Le indagini del giudice

Nel caso in cui un lavoratore sostenga di avere prestato la sua opera in condizioni di subordinazione, pur avendo inizialmente firmato un formale contratto di lavoro autonomo, possono distinguersi due ipotesi, che il giudice deve verificare.

La prima è che le parti abbiano voluto attuare un rapporto di subordinazione, ma, per aggirare o nascondere la subordinazione, e con essa gli obblighi e gli oneri che la sua disciplina comporta, abbiano dichiarato espressamente di volere un rapporto di lavoro autonomo oppure se siano espresse in modo non chiaro. Il contratto dissimulato prevale su quello simulato ai sensi del secondo comma dell’art. 1414 cod. civ., mentre le difficoltà di interpretare le dichiarazioni di volontà debbono essere superate ai sensi dell’art. 1362 cod. civ., che prescrive all’interprete di non limitarsi al senso letterale delle parole, ma di valutare anche il comportamento delle parti in sede esecutiva. Ciò in quanto, la pur preliminare indagine sull’effettiva volontà negoziale non può essere disgiunta da una verifica dei relativi risultati con riguardo alle modalità e caratteristiche concrete assunte dalla prestazione nel corso del rapporto.

La seconda ipotesi è che i contraenti, voluto effettivamente un rapporto di lavoro autonomo, non abbiano, poi, tradotto in atto la dichiarazione, ma durante lo svolgimento del rapporto stesso abbiano manifestato – attraverso fatti concludenti – modifiche o mutamenti della volontà negoziale già espressa, con conseguente mutamento del regime normativo. Specialmente nel rapporto di lavoro, del resto, gli atteggiamenti delle parti assumono rilevanza giuridica non tanto in sede di conclusione del contratto quanto nella fase in cui le prestazioni vengono scambiate, onde è dal contenuto di essa che è dato risalire al tipo negoziale in cui la vicenda concreta deve essere inquadrata.

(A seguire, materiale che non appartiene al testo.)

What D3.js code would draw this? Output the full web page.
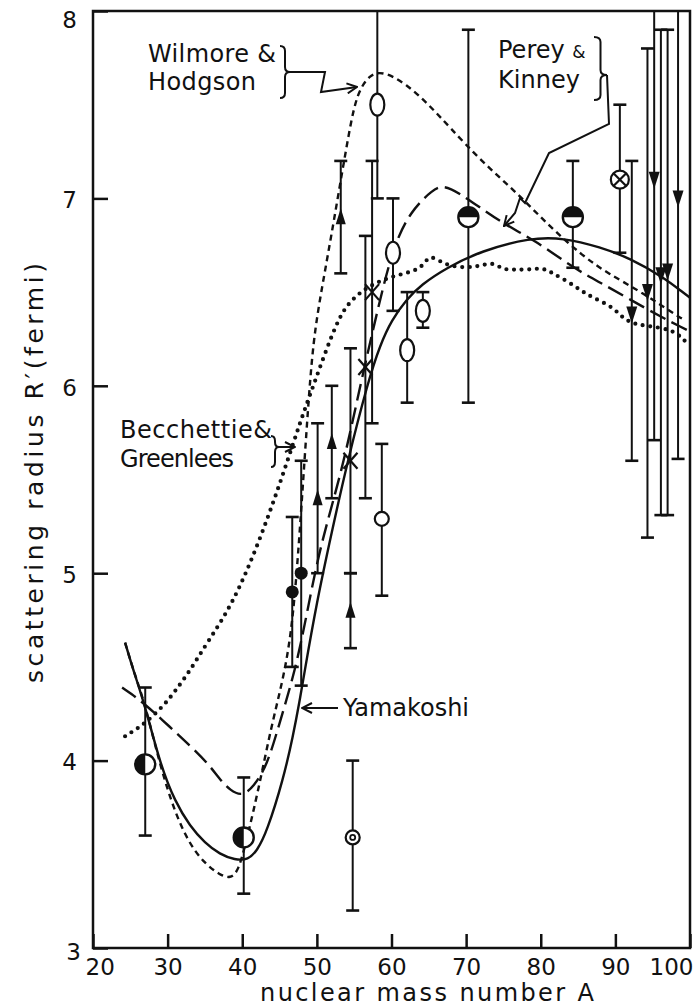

Nell’una e nell’altra ipotesi spetta dunque al giudice di merito il rilievo, e la conseguente qualificazione giuridica, del comportamento tenuto dalle parti durante l’attuazione del rapporto di lavoro, prendendo come base di partenza il nomen iuris, utilizzato dai contraenti

Commento

Sul rilievo da dare alla volontà delle parti in ordine alla qualificazione del rapporto di lavoro (se subordinato o autonomo) esistono nella giurisprudenza della Cassazione due ben distinti indirizzi giurisprudenziali: uno, come la decisione in commento, che attribuisce rilevanza primaria, anche se non determinante, alla volontà delle parti ed alla qualificazione del rapporto data dalle stesse; l’altro (di cui è espressione Cass. N. 7885 del 1997) secondo cui aspetta al giudice del merito accertare il comportamento tenuto dalle parti nell’attuazione del rapporto di lavoro, al fine della conseguente qualificazione giuridica dello stesso come lavoro autonomo ovvero lavoro subordinato, senza che a ciò sia di impedimento la formale qualificazione delle parti in sede di conclusione del contratto individuale, sia nel caso in cui le parti, pur volendo attuare un rapporto di subordinazione, abbiano simulatamente dichiarato di volere un rapporto di lavoro autonomo (al fine di eludere la disciplina legale inderogabile in materia), sia nell’ipotesi in cui tale volontà sia autentica, ma durante lo svolgimento del rapporto medesimo le parti stesse, con comportamenti concludenti, abbiano manifestato l’intenzione di mutare la natura del rapporto, ponendo in essere un rapporto di lavoro subordinato.